Alcohol-related hospital admissions and per capita alcohol consumption for youths aged 15–16 and 18–19 years living in Stockholm. Hospital admissions are based on 'acute intoxication' (ICD-10 code F10.0) and 'alcohol poisoning' (ICD-10 code T51) as the main diagnoses. The figure shows a sharp increase in youth hospital admissions in Stockholm for acute alcohol intoxication and poisoning, while per capita alcohol consumption reduced slightly over the same 10-year period.

On a population basis, reductions in per capita consumption are associated with less heavy episodic drinking and fewer alcohol-related harmful effects (Duffy, 1986; Rose and Day, 1990), and this relationship underpins many prevention strategies currently implemented around the world. Swedish alcohol policies, for example, aim to reduce per capita consumption through tight controls over the availability of alcohol, an approach heavily influenced by Ole-Jörgen Skog's theory of the collectivity of drinking, which asserts that reductions in yearly consumption influence all levels of drinking concurrently, including heavy consumption (Skog, 1985). Over the past 10 years in Sweden, however, the opposite trend has occurred among youth, with per capita consumption decreasing, while alcohol-related hospitalizations have risen. These changes have emerged in the context of large increases in the number of young people who abstain from alcohol completely, a scenario that does not conform to Skog's theory.

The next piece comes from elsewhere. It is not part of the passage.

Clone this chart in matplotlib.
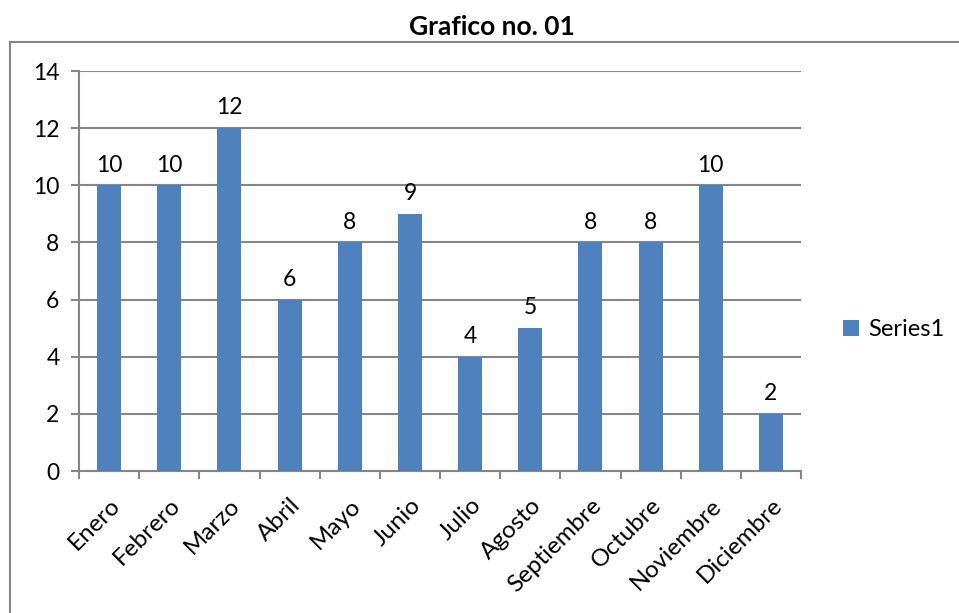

One possible explanation for this divergence is that a subgroup of young people are drinking more alcohol than their peers over time, or in ways that are causing more alcohol-related problems. This has been termed a 'polarization effect', where some young people, possibly with an accumulation of risk factors for alcohol misuse, have increased their drinking over a specified period, while the majority have reduced their consumption. However, whether or not such a polarization exists remains unclear. To our knowledge, this is the first paper to test the polarization hypothesis empirically. We achieve this by examining changes at different levels of self-reported alcohol consumption among Stockholm youth aged 15–19 years between 2000 and 2010. We also explore one possible explanation for the polarization effect; namely that emerging social and health inequalities could be increasing the number of risk factors for alcohol misuse among heavy drinkers over time, while the majority of young people drink less and are exposed to fewer risk factors.